Our students are not just influenced by the content we share. Their outside lives have an even greater impact on their lives. My wife, a teacher like me, and I often complain at night about a school system that expects us to perform miracles but never takes into account the outside world that our students live in. So when I read about Allison Davis’s research in which he found that “education is strongly influenced by societal factors such as race, class, and the sociocultural context in which it occurs” (Hillis, 1996, p. 115), it struck a chord. We’ve been talking about this for years, the idea that our students have influences beyond our classrooms and that our job as educators is to somehow work with those influences.

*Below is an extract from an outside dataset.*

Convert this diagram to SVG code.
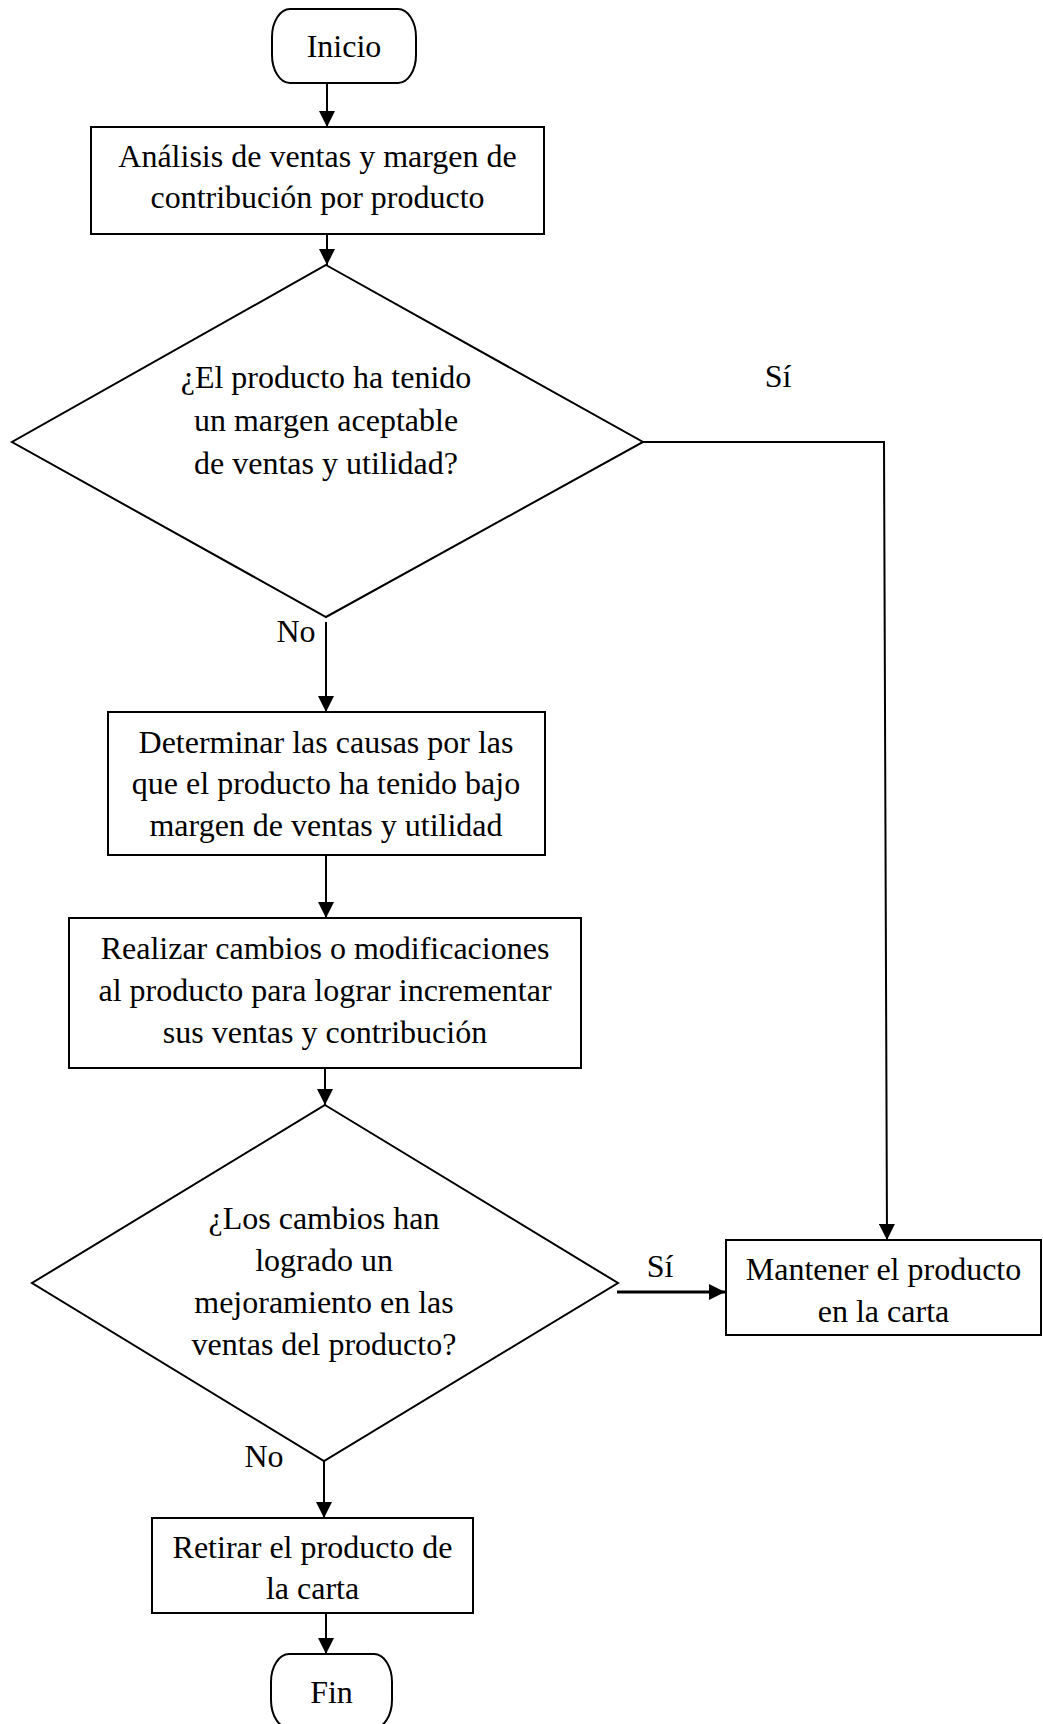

Our careers started in the southern California desert, in a place where education was seemingly highly valued by our white students, but not so much by our Latino students. Upon reflection, the lines were more socioeconomic than racial, but the relationship between the two was there. As a high school teacher, I struggled to reach certain students who could not see value in what I was teaching. I wondered whether my curriculum was beyond their cultural understanding, and I debated how best to get them excited about Frankenstein and Macbeth. I didn’t have complete success, but perhaps I was thinking of the wrong problem. Maybe my lessons were better suited to middle-class students. Maybe I wasn’t giving my lower-income students content that related or mattered to them. Reading about Allison Davis’s work forces me to recognize a different approach to the problem. The lower-class child “learns from his family and teachers that the chances for a person in his lower-class position to finish high school and college, and to become socially mobile through education, are so slight in view of the economic position and classways of his family, that they scarcely exist” (Davis and Dollard, as quoted in Hillis, 1996, p. 119).

Today, I teach in a middle-class school in a middle-class district. Many of my students are lower-income, but not to the extent they were in California. I still have the problem of getting my students to care, but their support systems are so much different here than they were down there. I call back to the phrase, “I wish I knew then what I know now,” and wonder how different my approach to teaching those students would have been had I found ways to demonstrate value in education. I suspect my wife and I would have had some different conversations.

References
Banks, J. A. (1996). Transformative knowledge, curriculum reform, and action. In Banks, J. A. (Ed.), Multicultural education, transformative knowledge, and action: Historical and contemporary perspectives (pp. 335-348). New York: Teachers College.

Hillis, M. R. (1996). Allison Davis and the study of race, social class, and schooling. In Banks, J. A. (Ed.), Multicultural education, transformative knowledge, and action: Historical and contemporary perspectives (pp. 115-128). New York: Teachers College.

McIntosh, P. (1988). White privilege: Unpacking the invisible knapsack. Independent School, 49:2, 31-35.